6.2 Credit note tax handling
When a credit note is issued, the associated tax is also credited. For a partial credit note, the tax credit is proportional to the credit amount (based on the original invoice’s tax rate).
Example:
- Original invoice: £1,000 net + £200 VAT = £1,200 total
- Credit note for £500 net: Credit includes £100 VAT
- Remaining obligation: £500 net + £100 VAT = £600
7. Tax Reporting and Compliance
7.1 Tax liability summary report
Prolifi generates a tax liability summary report per operating entity per period, showing:
- Total net (pre-tax) revenue by jurisdiction
- Tax collected by jurisdiction and rate
- Transaction count per jurisdiction
- Tax-exempt transactions (with reason codes)

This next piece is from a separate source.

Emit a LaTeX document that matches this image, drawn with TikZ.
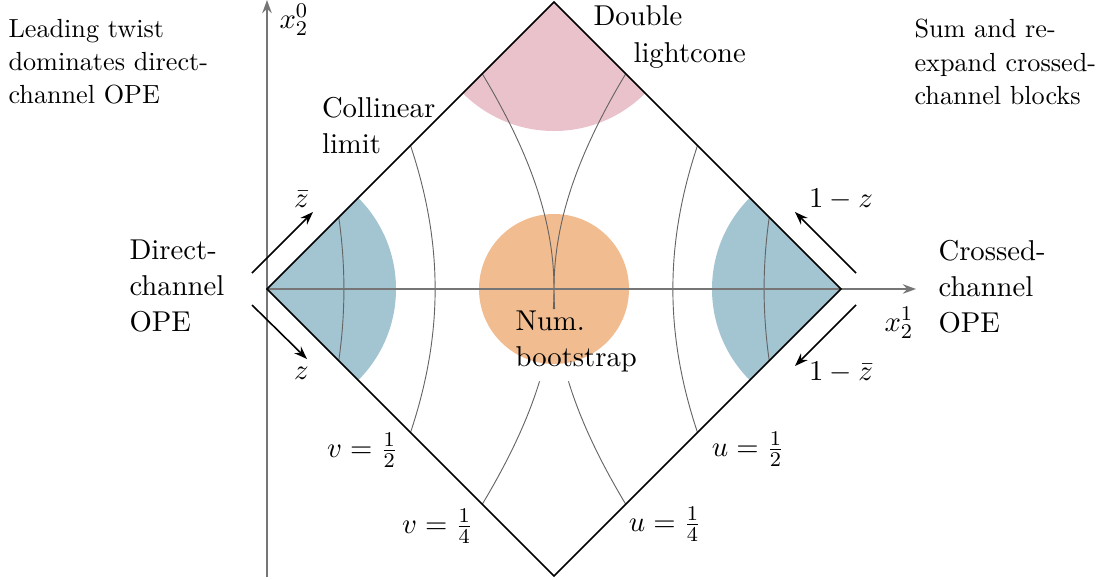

This report is the input for preparing tax returns and VAT/GST submissions.
7.2 Audit trail for tax amounts
Every tax line item on every invoice is recorded in the immutable audit trail (Glossary: Audit Trail). The audit trail includes:
- The tax amount applied
- The rate used
- The calculation source (self-calculated / Prolifi Tax / third-party provider)
- The jurisdiction
This record is essential for tax audits — it demonstrates that tax was calculated and collected correctly on each transaction.
7.3 Tax reconciliation
Reconcile Prolifi’s tax liability report against:
- Your tax provider’s own records (for third-party integrations)
- Your accounting system’s tax payable account
- Your bank records (to confirm tax amounts collected match expected)
Discrepancies between Prolifi’s tax records and your accounting system often arise from: timing differences, exchange rate treatment on multi-currency transactions, or credit notes applied in different periods from the original invoice.